The dispute began in April 2017 as the estate filed a preemptive lawsuit against Goldsmith asking the court to declare that Warhol’s 16 drawings of the musician Prince were not copyright infringement. According to Goldsmith, who filed a counterclaim, she had licensed her 1981 image of prince to Vanity Fair for to serve as reference for a single illustration. However, she alleges that Warhol then made 16 pieces based on the image and that they are not transformative enough to constitute a fair use.
However, the estate counters by claiming that the only things present from the original work in Warhol’s is the outline of Prince’s face, which is not protectable by copyright. As such, both sides have filed a motion for summary judgment, essentially asking the judge to rule in their favor without letting the case reach a trial.
2: Lawyers in Ed Sheeran Song-Theft Case Debate Impact of Stairway To Heaven Appeals Court Judgement
Next up today, Chris Cook at Complete Music Update reports that both sides in the lawsuit over the Ed Sheeran song Thinking Out Loud are citing the recent appeals court ruling in the Stairway to Heaven case to back up their arguments.
The case pits Sheeran against Ed Townsend, a co-writer for the Marvin Gaye song Let’s Get it On. According to Townsend, Sheeran’s song Thinking Out Loud is an infringement of it. However, in a separate but similar case involving the band Led Zeppelin and the song Stairway to Heaven, the appeals court overturned a jury verdict in favor of Led Zeppelin (the defendants) saying that the jury had not received all of the needed evidence and had been inappropriately denied the chance to listen to both songs.
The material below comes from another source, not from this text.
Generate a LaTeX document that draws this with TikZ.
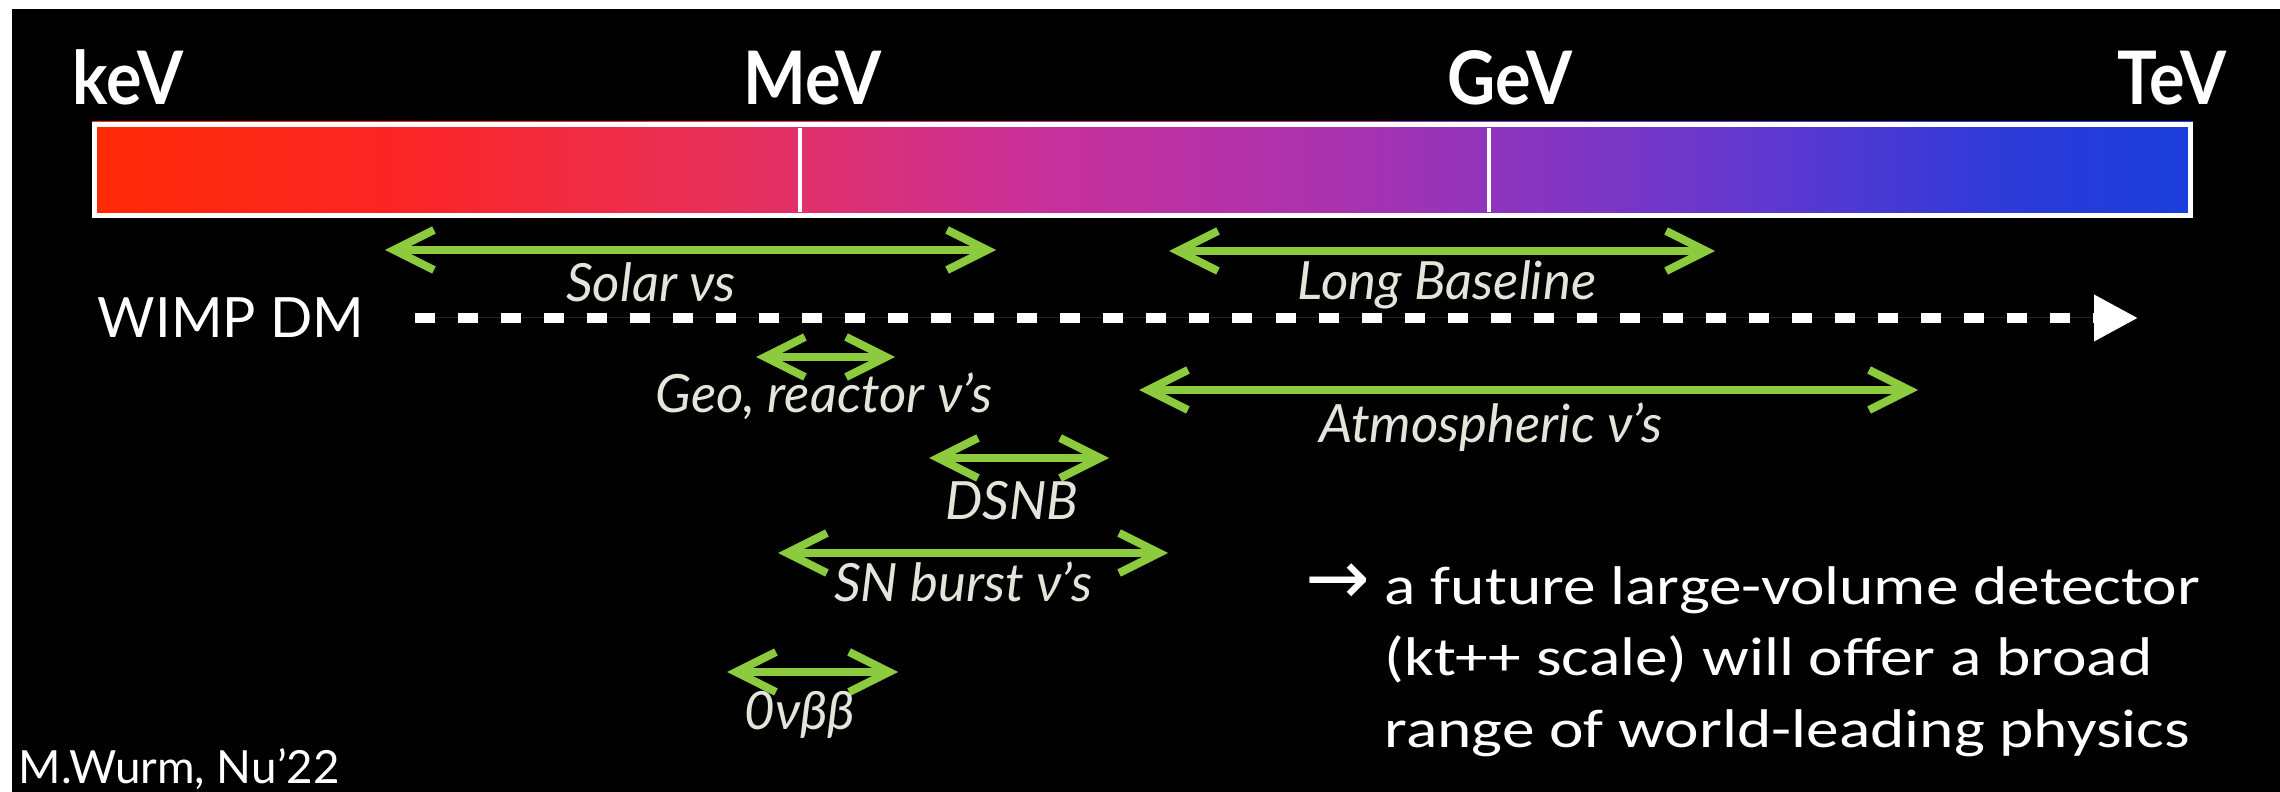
\documentclass[tikz,border=0pt]{standalone}
\usepackage{fontspec}
\setmainfont{Lato}
\newfontfamily\scalefont[FakeStretch=0.9]{Lato}
\newfontfamily\notefont[FakeStretch=1.2]{Carlito}
\newfontfamily\symbfont{DejaVu Sans}
\usetikzlibrary{arrows.meta}
\definecolor{rangegreen}{HTML}{8CCB3E}
\definecolor{labelgray}{HTML}{E2E6DA}
\definecolor{barred}{HTML}{FF2A05}
\definecolor{barrose}{HTML}{FA2525}
\definecolor{barcrimson}{HTML}{E8305A}
\definecolor{barpink}{HTML}{C8309A}
\definecolor{barmagenta}{HTML}{A832B0}
\definecolor{barpurple}{HTML}{9234BC}
\definecolor{barviolet}{HTML}{5E38D0}
\definecolor{barblue}{HTML}{2A3AD8}
\definecolor{bardeep}{HTML}{1A3EDC}
\pgfdeclarehorizontalshading{energybar}{100bp}{color(0bp)=(barred); color(25bp)=(barred);
	color(32.5bp)=(barrose); color(40bp)=(barcrimson); color(47.5bp)=(barpink);
	color(55bp)=(barmagenta); color(58bp)=(barpurple); color(65bp)=(barviolet);
	color(71bp)=(barblue); color(75bp)=(bardeep); color(100bp)=(bardeep)}
\tikzset{
	scalelabel/.style={text=white, font=\scalefont\bfseries\fontsize{21}{24}\selectfont,
		anchor=base, inner sep=0pt},
	rangelabel/.style={text=labelgray, font=\itshape\fontsize{15}{18}\selectfont,
		anchor=base, inner sep=0pt},
	rangearr/.style={{Straight Barb[length=0.4cm, width=0.4cm]}-{Straight Barb[length=0.4cm, width=0.4cm]},
		line width=0.08cm, draw=rangegreen},
	wimparr/.style={-{Triangle[length=0.44cm, width=0.44cm]}, line width=0.1cm, draw=white,
		fill=white, dash pattern=on 0.2cm off 0.23cm},
	bartick/.style={line width=0.04cm, draw=white}
}

\begin{document}
\begin{tikzpicture}[x=0.01cm, y=-0.01cm]
	\useasboundingbox (0,0) rectangle (2280,792);
	\fill[white] (0,0) rectangle (2280,792);
	\fill[black] (12,9) rectangle (2280,792);

	% energy scale
	\shade[shading=energybar] (92,122) rectangle (2193,218);
	\draw[white, line width=0.05cm] (94.5,124.5) rectangle (2190.5,215.5);
	\draw[bartick] (800,128) -- (800,212);
	\draw[bartick] (1489,128) -- (1489,212);
	\node[scalelabel] (kev) at (128,105) {keV};
	\node[scalelabel] (mev) at (813,105) {MeV};
	\node[scalelabel] (gev) at (1510,105) {GeV};
	\node[scalelabel] (tev) at (2172,105) {TeV};

	% ranges
	\foreach \nm/\xa/\xb/\yy in {solar/385/996/250, longbase/1169/1715/251, geo/756/895/357,
		atmo/1139/1918/390, dsnb/929/1109/458, snburst/778/1168/553, dbd/727/898/672}{
		\coordinate (\nm-l) at (\xa,\yy);
		\coordinate (\nm-r) at (\xb,\yy);
		\draw[rangearr] (\nm-l) -- (\nm-r);
	}
	\node[rangelabel] (solarlbl) at (651,302) {Solar νs};
	\node[rangelabel] (longbaselbl) at (1447,300) {Long Baseline};
	\node[rangelabel] (geolbl) at (824,413) {Geo, reactor ν’s};
	\node[rangelabel] (atmolbl) at (1491,443) {Atmospheric ν’s};
	\node[rangelabel] (dsnblbl) at (1012,520) {DSNB};
	\node[rangelabel] (snburstlbl) at (963,602) {SN burst ν’s};
	\node[rangelabel] (dbdlbl) at (800,729) {0νββ};

	% dark matter
	\node[text=white, font=\fontsize{15.8}{18}\selectfont, anchor=base, inner sep=0pt] (wimp) at (231,338) {WIMP DM};
	\coordinate (dm-start) at (415,318);
	\coordinate (dm-end) at (2138,318);
	\draw[wimparr] (dm-start) -- (dm-end);

	% conclusion
	\node[text=white, font=\notefont\fontsize{15.5}{20.2}\selectfont, align=left, anchor=base west, inner sep=0pt]
		(outlook) at (1384,747) {\llap{\symbfont\fontsize{22}{22}\selectfont →\hspace{4pt}}a future large-volume detector\\
		(kt++ scale) will offer a broad\\range of world-leading physics};
	\node[text=white, font=\fontsize{13}{15}\selectfont, anchor=base west, inner sep=0pt] (credit) at (18,783) {M.Wurm, Nu’22};
\end{tikzpicture}
\end{document}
According to Sheeran, this ruling actually favors them because the court did uphold the lower court’s interpretation of the limitations of copyright in a composition. However, in his own motion, Townsend disputes that and further claims that the ruling impacts the presentation of evidence in their case.
3: Western Tennessee Judge Denies Spotify’s Motions to Dismiss Copyright Infringement Claims Brought by Bluewater Music
Finally today, Steve Brackmann at IPWatchdog reports that a judge has denied Spotify’s motion to dismiss in their lawsuit against copyright administration company Bluewater Music Corporation.
According to Bluewater, they hold the copyright to some 2,142 musical compositions that are either being streamed on Spotify without permission or with a license that has expired. Spotify, in a motion to dismiss, claimed that Bluewater lacked standing in many of the songs because they did not own the tracks involved and, instead, were mere administrators to them.
However, the judge found that Bluewater had an exclusive license to those songs, which met the copyright act’s burden for standing. As such, the judge is allowing the case to move forward on all of the songs. For those songs, Bluewater is seeking the maximum statutory damages, $150,000 per song, which brings the potential liability to $321.3 million.